Print the lines of the listing below verbatim from its first line through the line bearing "width=0.45pt, double=black!35, double". Any pictures are to be omitted.

• **SUPPLIED INFORMATION**:
——————————

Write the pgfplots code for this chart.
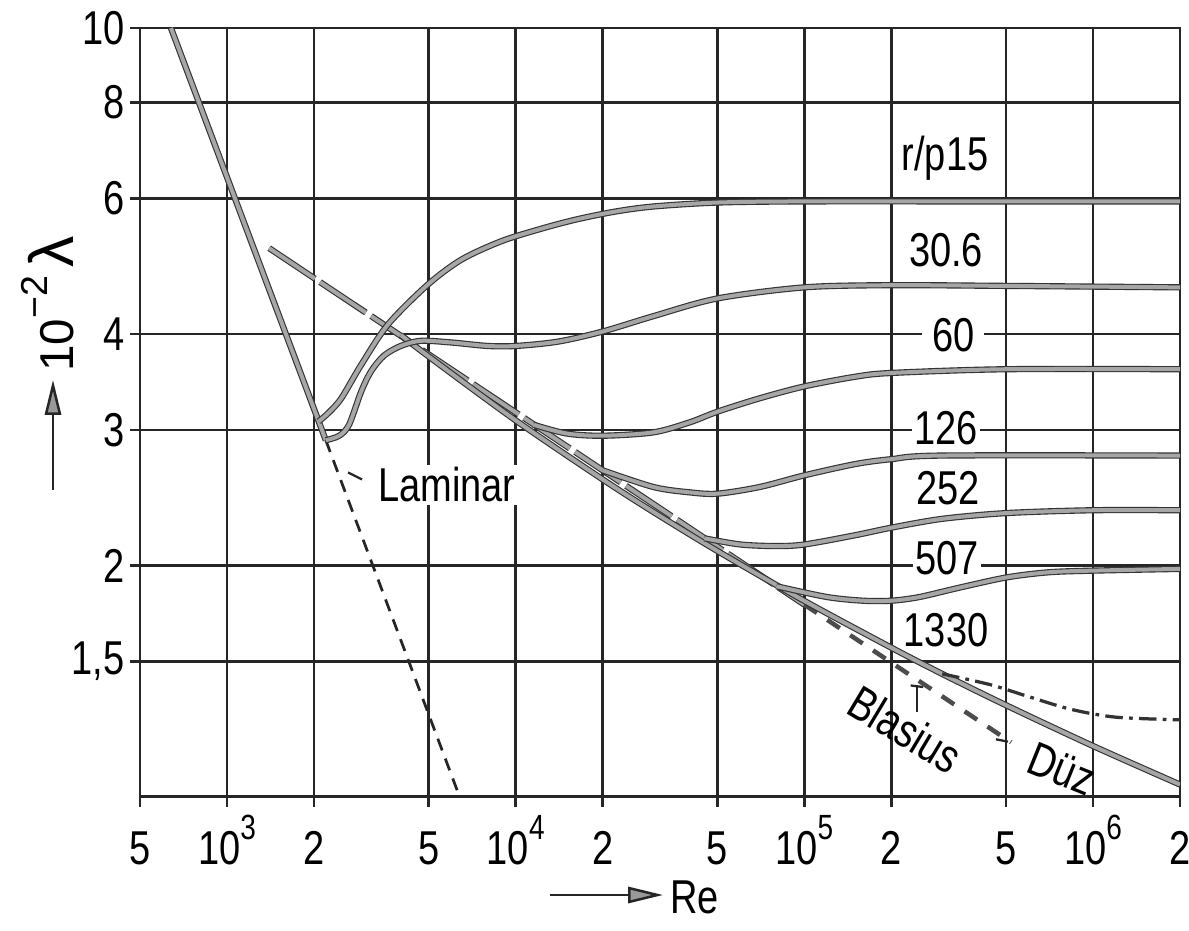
\documentclass[border=0pt]{standalone}
\usepackage{pgfplots}
\pgfplotsset{compat=1.18}
\usetikzlibrary{arrows.meta}
\usepackage{fontspec}
\setmainfont[FakeStretch=0.8]{Liberation Sans}
\newfontfamily\lblfont{Liberation Sans}
\newcommand{\pt}[1]{10\raisebox{0.52em}{\fontsize{14}{14}\selectfont #1}}

\tikzset{curve/.style={draw=black!80, line width=0.45pt, double=black!35, double distance=1.6pt}}

\begin{document}
\begin{tikzpicture}[font=\fontsize{19}{22}\selectfont]
\begin{axis}[
  scale only axis, width=416pt, height=307.6pt,
  xmode=log, ymode=log, log basis x=10, log basis y=10,
  xmin=500, xmax=2000000, ymin=1, ymax=10,
  xtick={500,1000,2000,5000,10000,20000,50000,100000,200000,500000,1000000,2000000},
  xticklabels={5,\pt{3},2,5,\pt{4},2,5,\pt{5},2,5,\pt{6},2},
  ytick={1.5,2,3,4,6,8,10},
  yticklabels={{1,5},2,3,4,6,8,10},
  grid=major,
  major grid style={black!85, line width=1pt},
  axis line style={black!85, line width=1pt},
  tick pos=left, tick align=outside, major tick length=4pt,
  every tick/.style={black!85, line width=1pt},
  xminorticks=false, yminorticks=false,
  /pgf/number format/assume math mode=true,
  xticklabel style={font=\fontsize{19}{22}\selectfont, inner sep=2pt, anchor=base, yshift=-23pt},
  yticklabel style={font=\fontsize{19}{22}\selectfont, inner sep=2pt},
  no markers,
]
\coordinate (SW) at (rel axis cs:0,0);
\coordinate (NE) at (rel axis cs:1,1);

% labels with white background (cut grid lines)
\node[fill=white, inner sep=1pt] at (rel axis cs:0.774,0.831) {r/p15};
\node[fill=white, inner sep=1pt] at (rel axis cs:0.775,0.711) {30.6};
\node[fill=white, inner sep=1pt, inner xsep=4pt] at (rel axis cs:0.782,0.600) {60};
\node[fill=white, inner sep=1pt] at (rel axis cs:0.775,0.480) {126};
\node[fill=white, inner sep=1pt] at (rel axis cs:0.777,0.402) {252};
\node[fill=white, inner sep=1pt] at (rel axis cs:0.776,0.310) {507};
\node[fill=white, inner sep=1pt] at (rel axis cs:0.775,0.217) {1330};
\node[fill=white, inner sep=1pt] at (rel axis cs:0.295,0.406) {Laminar};
\node[rotate=-31, inner sep=0pt] at (rel axis cs:0.736,0.088) {Blasius};
\node[rotate=-22, inner sep=0pt] at (rel axis cs:0.886,0.036) {Düz};

% leader marks
\draw[black!85, line width=0.9pt] (rel axis cs:0.747,0.144) -- (rel axis cs:0.747,0.110);
\draw[black!85, line width=0.9pt] (rel axis cs:0.741,0.145) -- (rel axis cs:0.753,0.143);
\draw[black!85, line width=0.9pt] (rel axis cs:0.823,0.075) -- (rel axis cs:0.8346,0.072);
\draw[black!85, line width=0.9pt] (rel axis cs:0.200,0.422) -- (rel axis cs:0.2135,0.413);

% laminar
\addplot[curve] coordinates {(640,10.0) (2200,2.91)};
\addplot[black!85, line width=1.1pt, dash pattern=on 5pt off 3.5pt] coordinates {(2200,2.91) (6400,1.0)};

% Blasius
\addplot[curve, dash pattern=on 22pt off 2.5pt] coordinates {(1400,5.173) (100000,1.779)};
\addplot[black!70, line width=1.8pt, dash pattern=on 6pt off 5pt] coordinates {(100000,1.779) (520000,1.178)};

% smooth pipe (Prandtl)
\addplot[curve, smooth, tension=0.5] coordinates {(4000,3.99) (5000,3.74) (10000,3.089) (20000,2.589) (30000,2.348) (50000,2.089) (100000,1.799) (200000,1.564) (300000,1.446) (500000,1.316) (1000000,1.165) (2000000,1.038)};

% 1330 extension
\addplot[black!80, line width=1.3pt, dash pattern=on 7pt off 2.5pt on 1.5pt off 2.5pt, smooth, tension=0.5] coordinates {(300000,1.446) (440000,1.40) (600000,1.35) (840000,1.30) (1200000,1.27) (2000000,1.26)};

% r/ks = 15
\addplot[curve, smooth, tension=0.5] coordinates {(2080,3.08) (2250,3.16) (2490,3.30) (2920,3.65) (3620,4.12) (4970,4.64) (6500,5.0) (8900,5.28) (12000,5.47) (16000,5.63) (22000,5.77) (30000,5.86) (50000,5.93) (100000,5.95) (500000,5.95) (2000000,5.95)};
% 30.6
\addplot[curve, smooth, tension=0.5] coordinates {(2200,2.91) (2450,2.95) (2650,3.05) (2920,3.37) (3160,3.58) (3500,3.75) (4000,3.86) (4700,3.92) (6000,3.90) (8000,3.86) (10000,3.86) (14000,3.91) (20000,4.03) (30000,4.22) (50000,4.45) (100000,4.60) (200000,4.63) (500000,4.62) (2000000,4.60)};
% 60
\addplot[curve, smooth, tension=0.5] coordinates {(11500,3.05) (15000,2.97) (20000,2.95) (30000,2.98) (40000,3.07) (50000,3.17) (70000,3.30) (100000,3.42) (150000,3.52) (200000,3.56) (500000,3.60) (2000000,3.60)};
% 126
\addplot[curve, smooth, tension=0.5] coordinates {(20000,2.66) (30000,2.53) (40000,2.49) (50000,2.48) (70000,2.53) (100000,2.62) (150000,2.71) (200000,2.75) (300000,2.78) (2000000,2.78)};
% 252
\addplot[curve, smooth, tension=0.5] coordinates {(45000,2.17) (60000,2.13) (80000,2.12) (100000,2.13) (150000,2.19) (200000,2.24) (300000,2.30) (500000,2.34) (1000000,2.36) (2000000,2.36)};
% 507
\addplot[curve, smooth, tension=0.5] coordinates {(80000,1.88) (120000,1.82) (160000,1.80) (200000,1.80) (250000,1.82) (340000,1.87) (500000,1.93) (700000,1.96) (1000000,1.97) (2000000,1.98)};

\draw[black!85, line width=1.8pt] (rel axis cs:0,0) -- (rel axis cs:1,0);
\end{axis}

% axis descriptions
\draw[black!85, line width=1pt, -{Triangle[length=14pt,width=6.5pt,fill=black!40]}] ([shift={(-34.8pt,122.8pt)}]SW) -- ([shift={(-34.8pt,166.8pt)}]SW);
\node[rotate=90, anchor=west, inner sep=0pt] at ([shift={(-37pt,170pt)}]SW) {\lblfont 10\raisebox{0.55em}{\fontsize{15}{15}\selectfont −2}\,{\fontsize{25}{25}\selectfont λ}};
\draw[black!85, line width=1pt, -{Triangle[length=14pt,width=6.5pt,fill=black!40]}] ([shift={(164pt,-39.2pt)}]SW) -- ([shift={(209.2pt,-39.2pt)}]SW);
\node[anchor=west, inner sep=0pt] at ([shift={(212pt,-40pt)}]SW) {Re};

\pgfresetboundingbox
\path[use as bounding box] ([shift={(-56pt,-53.2pt)}]SW) rectangle ([shift={(3.6pt,11.2pt)}]NE);
\end{tikzpicture}
\end{document}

——————————

• **REPLY TO THE EXERCISE**:
Write the pgfplots code for this chart.
\documentclass[border=0pt]{standalone}
\usepackage{pgfplots}
\pgfplotsset{compat=1.18}
\usetikzlibrary{arrows.meta}
\usepackage{fontspec}
\setmainfont[FakeStretch=0.8]{Liberation Sans}
\newfontfamily\lblfont{Liberation Sans}
\newcommand{\pt}[1]{10\raisebox{0.52em}{\fontsize{14}{14}\selectfont #1}}

\tikzset{curve/.style={draw=black!80, line width=0.45pt, double=black!35, double distance=1.6pt}}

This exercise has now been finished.